> Raw data:
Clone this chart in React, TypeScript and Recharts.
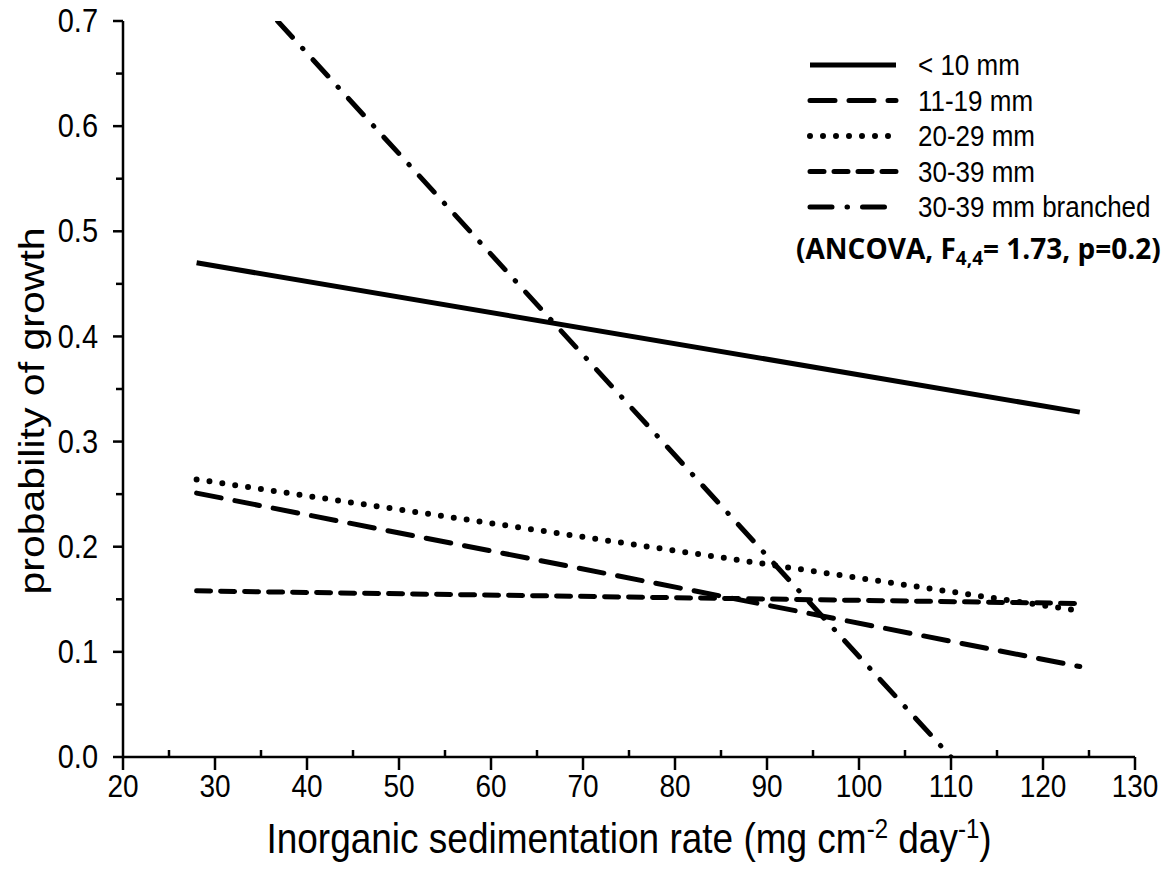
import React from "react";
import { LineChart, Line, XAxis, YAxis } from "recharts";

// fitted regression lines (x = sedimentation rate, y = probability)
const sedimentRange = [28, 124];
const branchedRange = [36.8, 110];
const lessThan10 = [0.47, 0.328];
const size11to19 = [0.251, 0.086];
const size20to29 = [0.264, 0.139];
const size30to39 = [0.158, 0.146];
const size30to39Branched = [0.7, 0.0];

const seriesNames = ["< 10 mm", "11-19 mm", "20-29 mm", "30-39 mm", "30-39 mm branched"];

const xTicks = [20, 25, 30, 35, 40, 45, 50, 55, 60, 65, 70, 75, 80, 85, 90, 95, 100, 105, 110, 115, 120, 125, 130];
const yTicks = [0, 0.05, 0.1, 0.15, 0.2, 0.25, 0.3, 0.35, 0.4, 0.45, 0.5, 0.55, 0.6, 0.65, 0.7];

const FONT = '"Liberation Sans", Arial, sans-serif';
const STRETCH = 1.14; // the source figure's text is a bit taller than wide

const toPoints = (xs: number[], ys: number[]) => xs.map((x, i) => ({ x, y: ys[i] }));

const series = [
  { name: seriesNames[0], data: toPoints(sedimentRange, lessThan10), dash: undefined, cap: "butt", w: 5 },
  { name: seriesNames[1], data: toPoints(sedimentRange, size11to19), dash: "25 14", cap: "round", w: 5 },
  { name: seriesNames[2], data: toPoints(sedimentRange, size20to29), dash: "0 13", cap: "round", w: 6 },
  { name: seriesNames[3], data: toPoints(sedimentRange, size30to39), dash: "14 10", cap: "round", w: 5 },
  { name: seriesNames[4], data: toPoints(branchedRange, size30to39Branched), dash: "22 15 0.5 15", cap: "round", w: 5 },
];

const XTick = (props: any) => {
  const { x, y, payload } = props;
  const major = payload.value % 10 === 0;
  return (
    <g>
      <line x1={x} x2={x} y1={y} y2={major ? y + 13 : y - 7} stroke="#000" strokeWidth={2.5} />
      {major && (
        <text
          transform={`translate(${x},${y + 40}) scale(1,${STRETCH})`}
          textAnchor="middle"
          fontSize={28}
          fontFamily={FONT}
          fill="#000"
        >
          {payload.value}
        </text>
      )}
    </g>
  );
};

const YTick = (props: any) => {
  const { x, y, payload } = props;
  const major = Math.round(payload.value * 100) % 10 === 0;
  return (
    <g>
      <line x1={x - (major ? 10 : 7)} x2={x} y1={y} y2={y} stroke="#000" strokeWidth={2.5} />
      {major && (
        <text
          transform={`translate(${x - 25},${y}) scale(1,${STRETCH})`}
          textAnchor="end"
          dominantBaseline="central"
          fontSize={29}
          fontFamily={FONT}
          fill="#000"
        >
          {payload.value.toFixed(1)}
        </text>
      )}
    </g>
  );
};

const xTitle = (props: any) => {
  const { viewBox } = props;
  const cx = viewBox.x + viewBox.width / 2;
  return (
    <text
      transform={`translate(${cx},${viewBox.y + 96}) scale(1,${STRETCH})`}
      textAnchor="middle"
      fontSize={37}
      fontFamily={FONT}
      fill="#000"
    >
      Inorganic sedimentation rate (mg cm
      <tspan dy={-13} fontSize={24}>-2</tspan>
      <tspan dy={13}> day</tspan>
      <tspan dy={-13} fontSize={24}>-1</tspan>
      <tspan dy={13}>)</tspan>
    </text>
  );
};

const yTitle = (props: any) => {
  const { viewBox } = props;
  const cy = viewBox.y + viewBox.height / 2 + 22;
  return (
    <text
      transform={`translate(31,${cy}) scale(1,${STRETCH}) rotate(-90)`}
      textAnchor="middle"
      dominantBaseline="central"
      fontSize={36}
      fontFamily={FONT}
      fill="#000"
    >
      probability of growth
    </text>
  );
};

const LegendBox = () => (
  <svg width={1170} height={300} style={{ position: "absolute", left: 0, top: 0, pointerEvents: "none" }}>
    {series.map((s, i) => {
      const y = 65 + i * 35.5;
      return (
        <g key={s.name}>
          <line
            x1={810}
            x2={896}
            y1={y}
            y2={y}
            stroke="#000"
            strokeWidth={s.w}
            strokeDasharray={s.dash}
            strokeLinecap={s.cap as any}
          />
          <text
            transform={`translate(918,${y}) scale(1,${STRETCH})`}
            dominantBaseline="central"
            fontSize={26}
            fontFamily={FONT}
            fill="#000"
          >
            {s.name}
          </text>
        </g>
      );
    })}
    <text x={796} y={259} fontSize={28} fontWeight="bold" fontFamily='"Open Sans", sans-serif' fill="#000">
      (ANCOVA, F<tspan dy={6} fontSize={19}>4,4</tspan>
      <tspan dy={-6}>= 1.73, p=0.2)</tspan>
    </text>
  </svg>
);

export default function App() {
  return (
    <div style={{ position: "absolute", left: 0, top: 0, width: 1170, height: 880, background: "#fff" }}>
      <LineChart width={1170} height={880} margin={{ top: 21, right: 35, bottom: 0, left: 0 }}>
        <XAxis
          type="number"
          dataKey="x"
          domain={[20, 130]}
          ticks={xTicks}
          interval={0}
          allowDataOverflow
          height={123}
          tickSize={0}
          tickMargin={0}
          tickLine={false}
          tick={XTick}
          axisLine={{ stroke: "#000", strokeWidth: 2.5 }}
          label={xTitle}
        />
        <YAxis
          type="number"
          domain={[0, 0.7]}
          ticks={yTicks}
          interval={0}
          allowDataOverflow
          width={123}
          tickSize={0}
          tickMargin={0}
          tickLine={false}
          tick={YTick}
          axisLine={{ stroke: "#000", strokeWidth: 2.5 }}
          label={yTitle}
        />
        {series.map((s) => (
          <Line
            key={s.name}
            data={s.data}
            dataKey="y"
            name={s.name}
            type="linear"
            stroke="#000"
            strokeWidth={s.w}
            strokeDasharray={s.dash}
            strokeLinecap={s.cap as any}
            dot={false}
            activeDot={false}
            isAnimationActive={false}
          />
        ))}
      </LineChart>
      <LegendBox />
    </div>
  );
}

> Goal: Copy out all the data without changing anything, and drop the pictures.

> Solution:
Clone this chart in React, TypeScript and Recharts.
import React from "react";
import { LineChart, Line, XAxis, YAxis } from "recharts";

// fitted regression lines (x = sedimentation rate, y = probability)
const sedimentRange = [28, 124];
const branchedRange = [36.8, 110];
const lessThan10 = [0.47, 0.328];
const size11to19 = [0.251, 0.086];
const size20to29 = [0.264, 0.139];
const size30to39 = [0.158, 0.146];
const size30to39Branched = [0.7, 0.0];

const seriesNames = ["< 10 mm", "11-19 mm", "20-29 mm", "30-39 mm", "30-39 mm branched"];

const xTicks = [20, 25, 30, 35, 40, 45, 50, 55, 60, 65, 70, 75, 80, 85, 90, 95, 100, 105, 110, 115, 120, 125, 130];
const yTicks = [0, 0.05, 0.1, 0.15, 0.2, 0.25, 0.3, 0.35, 0.4, 0.45, 0.5, 0.55, 0.6, 0.65, 0.7];

const FONT = '"Liberation Sans", Arial, sans-serif';
const STRETCH = 1.14; // the source figure's text is a bit taller than wide

const toPoints = (xs: number[], ys: number[]) => xs.map((x, i) => ({ x, y: ys[i] }));

const series = [
  { name: seriesNames[0], data: toPoints(sedimentRange, lessThan10), dash: undefined, cap: "butt", w: 5 },
  { name: seriesNames[1], data: toPoints(sedimentRange, size11to19), dash: "25 14", cap: "round", w: 5 },
  { name: seriesNames[2], data: toPoints(sedimentRange, size20to29), dash: "0 13", cap: "round", w: 6 },
  { name: seriesNames[3], data: toPoints(sedimentRange, size30to39), dash: "14 10", cap: "round", w: 5 },
  { name: seriesNames[4], data: toPoints(branchedRange, size30to39Branched), dash: "22 15 0.5 15", cap: "round", w: 5 },
];

const XTick = (props: any) => {
  const { x, y, payload } = props;
  const major = payload.value % 10 === 0;
  return (
    <g>
      <line x1={x} x2={x} y1={y} y2={major ? y + 13 : y - 7} stroke="#000" strokeWidth={2.5} />
      {major && (
        <text
          transform={`translate(${x},${y + 40}) scale(1,${STRETCH})`}
          textAnchor="middle"
          fontSize={28}
          fontFamily={FONT}
          fill="#000"
        >
          {payload.value}
        </text>
      )}
    </g>
  );
};

const YTick = (props: any) => {
  const { x, y, payload } = props;
  const major = Math.round(payload.value * 100) % 10 === 0;
  return (
    <g>
      <line x1={x - (major ? 10 : 7)} x2={x} y1={y} y2={y} stroke="#000" strokeWidth={2.5} />
      {major && (
        <text
          transform={`translate(${x - 25},${y}) scale(1,${STRETCH})`}
          textAnchor="end"
          dominantBaseline="central"
          fontSize={29}
          fontFamily={FONT}
          fill="#000"
        >
          {payload.value.toFixed(1)}
        </text>
      )}
    </g>
  );
};

const xTitle = (props: any) => {
  const { viewBox } = props;
  const cx = viewBox.x + viewBox.width / 2;
  return (
    <text
      transform={`translate(${cx},${viewBox.y + 96}) scale(1,${STRETCH})`}
      textAnchor="middle"
      fontSize={37}
      fontFamily={FONT}
      fill="#000"
    >
      Inorganic sedimentation rate (mg cm
      <tspan dy={-13} fontSize={24}>-2</tspan>
      <tspan dy={13}> day</tspan>
      <tspan dy={-13} fontSize={24}>-1</tspan>
      <tspan dy={13}>)</tspan>
    </text>
  );
};

const yTitle = (props: any) => {
  const { viewBox } = props;
  const cy = viewBox.y + viewBox.height / 2 + 22;
  return (
    <text
      transform={`translate(31,${cy}) scale(1,${STRETCH}) rotate(-90)`}
      textAnchor="middle"
      dominantBaseline="central"
      fontSize={36}
      fontFamily={FONT}
      fill="#000"
    >
      probability of growth
    </text>
  );
};

const LegendBox = () => (
  <svg width={1170} height={300} style={{ position: "absolute", left: 0, top: 0, pointerEvents: "none" }}>
    {series.map((s, i) => {
      const y = 65 + i * 35.5;
      return (
        <g key={s.name}>
          <line
            x1={810}
            x2={896}
            y1={y}
            y2={y}
            stroke="#000"
            strokeWidth={s.w}
            strokeDasharray={s.dash}
            strokeLinecap={s.cap as any}
          />
          <text
            transform={`translate(918,${y}) scale(1,${STRETCH})`}
            dominantBaseline="central"
            fontSize={26}
            fontFamily={FONT}
            fill="#000"
          >
            {s.name}
          </text>
        </g>
      );
    })}
    <text x={796} y={259} fontSize={28} fontWeight="bold" fontFamily='"Open Sans", sans-serif' fill="#000">
      (ANCOVA, F<tspan dy={6} fontSize={19}>4,4</tspan>
      <tspan dy={-6}>= 1.73, p=0.2)</tspan>
    </text>
  </svg>
);

export default function App() {
  return (
    <div style={{ position: "absolute", left: 0, top: 0, width: 1170, height: 880, background: "#fff" }}>
      <LineChart width={1170} height={880} margin={{ top: 21, right: 35, bottom: 0, left: 0 }}>
        <XAxis
          type="number"
          dataKey="x"
          domain={[20, 130]}
          ticks={xTicks}
          interval={0}
          allowDataOverflow
          height={123}
          tickSize={0}
          tickMargin={0}
          tickLine={false}
          tick={XTick}
          axisLine={{ stroke: "#000", strokeWidth: 2.5 }}
          label={xTitle}
        />
        <YAxis
          type="number"
          domain={[0, 0.7]}
          ticks={yTicks}
          interval={0}
          allowDataOverflow
          width={123}
          tickSize={0}
          tickMargin={0}
          tickLine={false}
          tick={YTick}
          axisLine={{ stroke: "#000", strokeWidth: 2.5 }}
          label={yTitle}
        />
        {series.map((s) => (
          <Line
            key={s.name}
            data={s.data}
            dataKey="y"
            name={s.name}
            type="linear"
            stroke="#000"
            strokeWidth={s.w}
            strokeDasharray={s.dash}
            strokeLinecap={s.cap as any}
            dot={false}
            activeDot={false}
            isAnimationActive={false}
          />
        ))}
      </LineChart>
      <LegendBox />
    </div>
  );
}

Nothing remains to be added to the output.